# When does VR REALLY start to get important?



## dan.rpo (Apr 2, 2009)

At what point is VR important when choosing a lens? Is it necessary for a 55-200 zoom lens? Or not until i start going for a longer zoom?


----------



## nikonpreap (Apr 3, 2009)

vr comes in handy if you dont have a tripod


----------



## Phranquey (Apr 3, 2009)

dan.rpo said:


> At what point is VR important when choosing a lens? Is it necessary for a 55-200 zoom lens? Or not until i start going for a longer zoom?


 
Since the lens is an f/4-5.6, not a particularly fast lens, it is going to come in handy just about any time you are shooting hand held. It will really make the most difference when you are in lower light conditions.


----------



## dan.rpo (Apr 3, 2009)

because sigma makes a 55-200 lens as well for considerably cheaper than the nikon 55-200 VR...however, the sigma does not have OS/VR/IS. what would be your opinion?


----------



## patrickt (Apr 3, 2009)

You don't need VR on any lens if you can shoot at a high enough shutter speed. So, if you're shooting wildlife in Colorado during the day, it's less critical than if you're shooting wildlife in the dim light of a jungle in Central America.

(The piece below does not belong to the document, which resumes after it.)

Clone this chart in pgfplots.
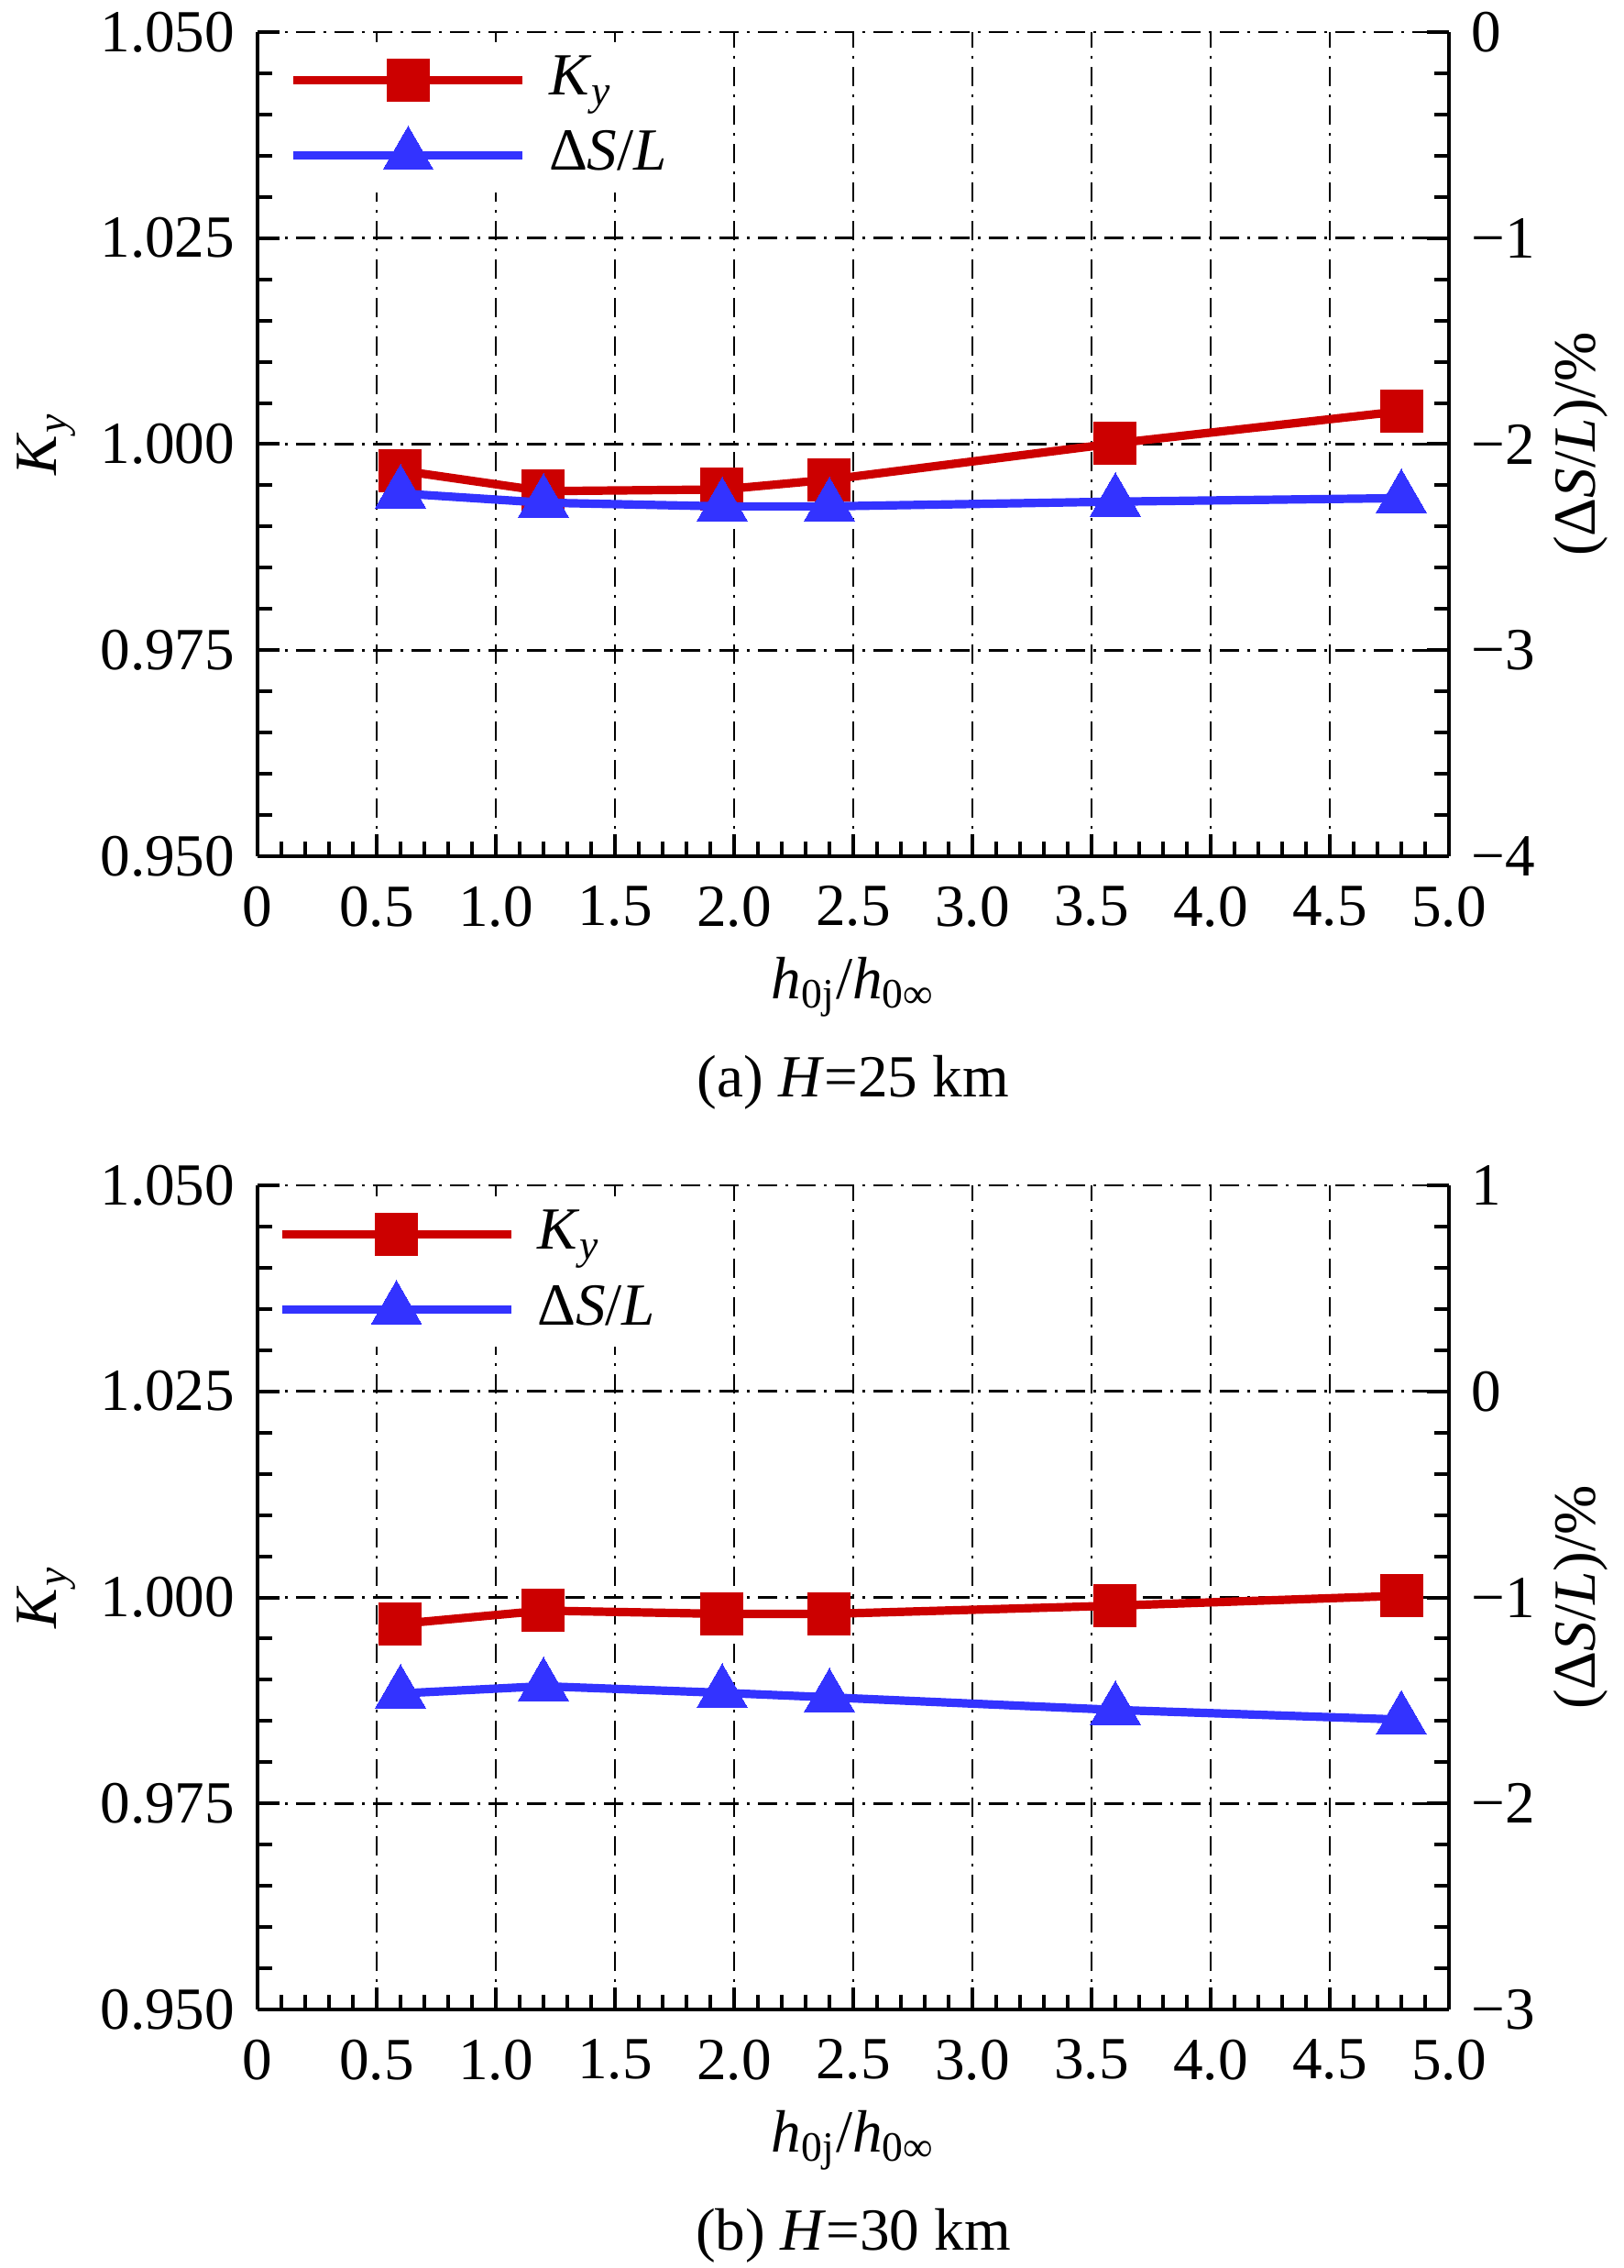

Consider how you will use the lens. If you need to shoot at a medium f/stop are you going to be able to up the shutter speed to equal the focal length plus the FOV factor?


----------



## adamwilliamking (Apr 3, 2009)

It becomes important at 1/30 shutter speed, regardless of the lens


----------



## Dwig (Apr 3, 2009)

dan.rpo said:


> At what point is VR important



after the 3rd cup of coffee ...



> when choosing a lens? Is it necessary for a 55-200 zoom lens? Or not until i start going for a longer zoom?



Seriously though, VR becomes important when you aren't using a tripod and the shutter speed approaches 1/(2 * focal length) (e.g. 1/125 w/ a 55mm lens). It becomes critical as the shutter speeds get slower than that. 

Some users are better at hand holding a camera than others. For some the break point can be 1 or 2 stops faster than the above rule. Given that the 55-200 is a rather slow lens, VR is more important with it than some other lenses since you will be using slower shutter speeds to compensate for the smaller aperture.


----------



## Garbz (Apr 4, 2009)

adamwilliamking said:


> It becomes important at 1/30 shutter speed, regardless of the lens



What the? Can't figure out if you are serious or not. It becomes important when shutter speed is 1/(35mm focal length)


----------